Zawsze mnie ta sentencja zastanawiała. Dlaczego stworzenia po stosunku miałyby być tak bezwzględnie smutne? Okazuje się jednak, że etymologia może pomóc spojrzeć na nią w nieco innym świetle.
Angielskie słowo sad - smutny – pochodzi od staroangielskiego saed, oznaczającego “syty, zaspokojony, nasycony”. Podobne słowa oznaczające mniej więcej to samo – uczucie spełnienia, nasycenia znajdujemy także w niemieckim – satt - czy duńskim – zad. Jest też łacińskie satis (dość, wystarczy) litewskie sotus, czy staroirlandzkie saith. Wszystkie one mają swe źródła w praindoeuropejskim rdzeniu sa- “zaspokojony, zadowolony”.
Wedle badaczy znaczenie słowa sad ewoluowało przez “ociężały” (pomyślmy tu o najedzonym człowieku), “ciężki”, “bardzo czymś zmęczony” i dopiero w okolicach roku 1300 nabrało sensu “nieszczęśliwy”. Inni wskazują, że z “ciężkiego” stało się “niezłomnym, twardym” po czym “poważnym” od którego też do smutnego nie jest już daleko. Nowoczesne znaczenie sad wyparło staroangielskie unrot - zaprzeczone rot oznaczające “radosny, wesoły”.

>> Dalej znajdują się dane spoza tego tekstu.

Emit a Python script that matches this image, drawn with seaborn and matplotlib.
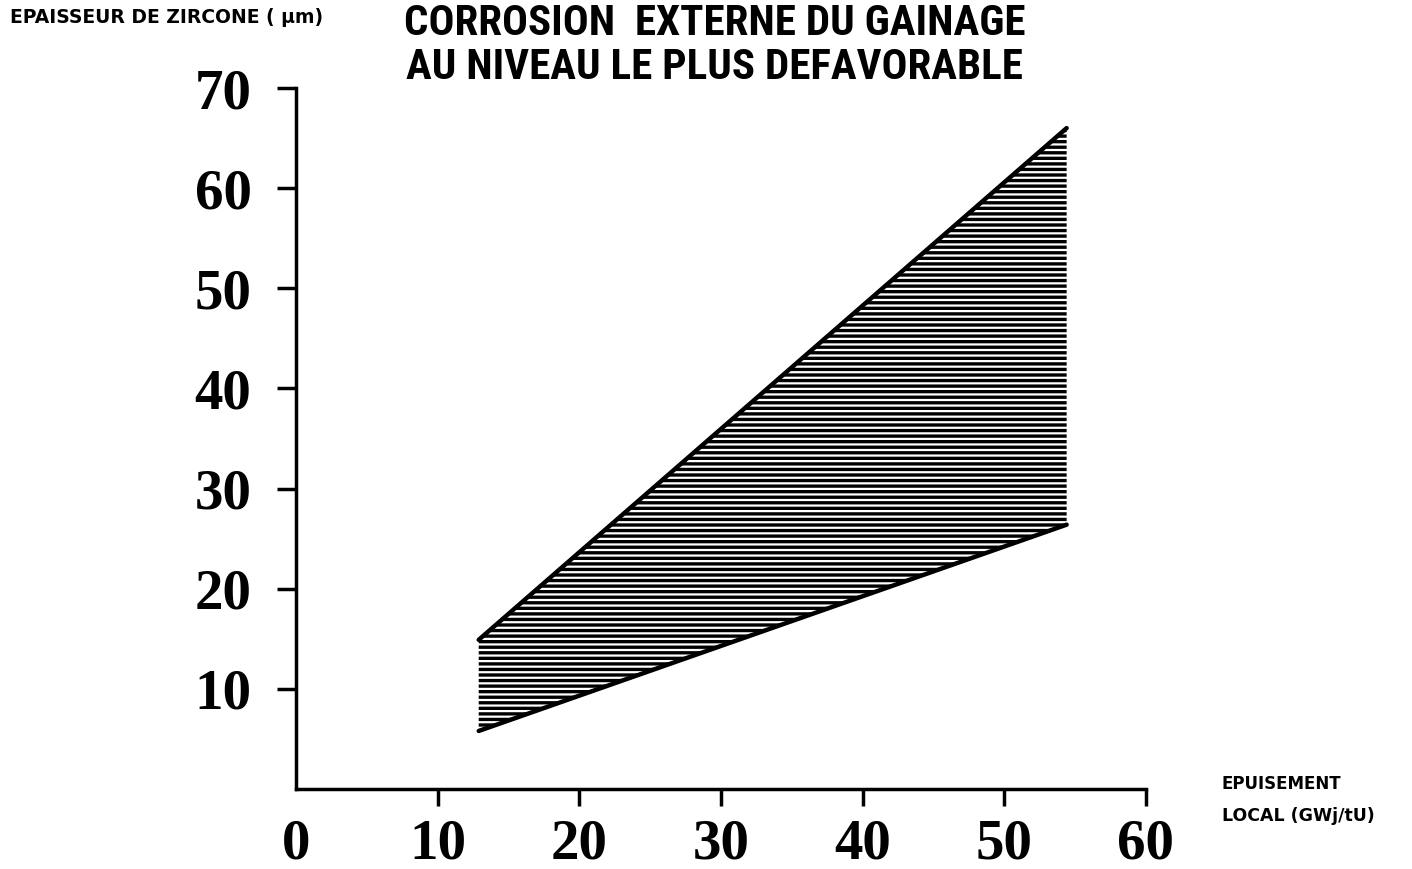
import pandas as pd
import matplotlib
matplotlib.use("Agg")
import matplotlib.pyplot as plt
import seaborn as sns

# burnup range (GWj/tU) and zirconia thickness envelope (um)
burnup = [12.9, 54.4]
zr_max = [14.9, 66.0]
zr_min = [5.8, 26.4]
xticks = [0, 10, 20, 30, 40, 50, 60]
yticks = [10, 20, 30, 40, 50, 60, 70]

df = pd.DataFrame({'burnup': burnup, 'max': zr_max, 'min': zr_min})

sns.set_style('ticks')
plt.rcParams['hatch.linewidth'] = 2.4
plt.rcParams['font.family'] = ['Liberation Serif', 'DejaVu Serif']
plt.rcParams['text.color'] = 'black'

narrow = ['DejaVu Sans Condensed', 'Liberation Sans Narrow', 'Roboto Condensed',
          'Open Sans Condensed', 'Liberation Sans', 'DejaVu Sans']
wide = ['DejaVu Sans']

fig = plt.figure(figsize=(14.12, 8.69), dpi=100)
ax = fig.add_axes([0.2096, 0.092, 0.602, 0.8067])

ax.fill_between(df['burnup'], df['min'], df['max'], facecolor='white',
                edgecolor='black', hatch='---', linewidth=0)
sns.lineplot(data=df, x='burnup', y='max', color='black', linewidth=3.2, ax=ax)
sns.lineplot(data=df, x='burnup', y='min', color='black', linewidth=3.2, ax=ax)

ax.set_xlim(0, 60)
ax.set_ylim(0, 70)
ax.set_xticks(xticks)
ax.set_yticks(yticks)
ax.set_xlabel('')
ax.set_ylabel('')
sns.despine(ax=ax)
for s in ['left', 'bottom']:
    ax.spines[s].set_linewidth(2.5)
    ax.spines[s].set_color('black')
ax.tick_params(axis='y', length=14, width=2.5, pad=18, color='black')
ax.tick_params(axis='x', length=12, width=2.5, pad=9, color='black')
ax.xaxis.get_major_ticks()[0].tick1line.set_visible(False)
for lab in ax.get_xticklabels() + ax.get_yticklabels():
    lab.set_fontsize(41)
    lab.set_fontweight('bold')
    lab.set_color('black')

fig.text(0.506, 0.997, 'CORROSION  EXTERNE DU GAINAGE\nAU NIVEAU LE PLUS DEFAVORABLE',
         ha='center', va='top', fontsize=31, fontweight='bold', linespacing=1.1,
         color='black', family=narrow)
fig.text(0.007, 0.980, 'EPAISSEUR DE ZIRCONE ( µm)', ha='left', va='center',
         fontsize=13.5, fontweight='bold', color='black', family=wide)
fig.text(0.8654, 1 - 784 / 869, 'EPUISEMENT', ha='left', va='center',
         fontsize=12, fontweight='bold', color='black', family=wide)
fig.text(0.8654, 1 - 816 / 869, 'LOCAL (GWj/tU)', ha='left', va='center',
         fontsize=12.5, fontweight='bold', color='black', family=wide)

fig.savefig('out.png', dpi=100)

Sad może też oznaczać “nędzny, żałosny” i to znaczenie notowane jest w angielskim od roku 1899.
Związek narzuca się prawie od razu. Post coitum omne animal triste est znaczyłoby więc zarazem, że stworzenia po stosunku są smutne ale zarazem zaspokojone. Jest tylko jedno ale – nie mamy jeszcze pewności, co do etymologii łacińskiego tristis. Co więcej pobieżne przejrzenie źródeł wskazuje, że etymologia ta nie została ustalona. Choć jest ślad prowadzący do czasownika tero oznaczającego trzeć, ścierać, zużywać. I tu nasze pokrewieństwo zaspokojenia ze smutkiem spłyciłoby się w skojarzeniu ze smutkiem fizycznego zużycia, wyczerpania .
Co ciekawe – Spinoza napisał w Tractatus de Intellectus Emendatione (ok. 1656-61):
Nam quod ad libidinem attinet, ea adeo suspenditur animus, ac si in aliquo bono quiesceret; quo maxime impeditur, ne de alio cogitet. Sed post illius fruitionem summa sequitur tristitia, quae si non suspendit mentem, tamen perturbat et hebetat.
Co możemy z grubsza oddać jako:
Co się zaś tyczy zmysłowej przyjemności, to rozum nurza się w niej bez reszty jakby w czymś prawdziwie dobrym i nie jest w stanie zająć się niczym innym poza nią. Po spełnieniu jednakże ogarnia go najwyższy smutek, który co prawda nie zawiesza wszelkiego myślenia, niemniej mąci je i przytępia. (tłum. G.K.)
To wydaje mi się być kolejnym przyczynkiem do “teorii tożsamości spełnienia i smutku”. zauważmy bowiem, że charakteryzujące spinozjańską summa tristitia “mętność i przytępienie myśli” występuje również po sutym posiłku. Być może więc dawni ludzie za naturalny (a zatem i radośniejszy) stan uznawali nie-nasycenie? Podczas, gdy spełnienie – rozleniwiające, osłabiające instynkty i umysł – powolne i ociężałe, nieruchome uważali za smutne?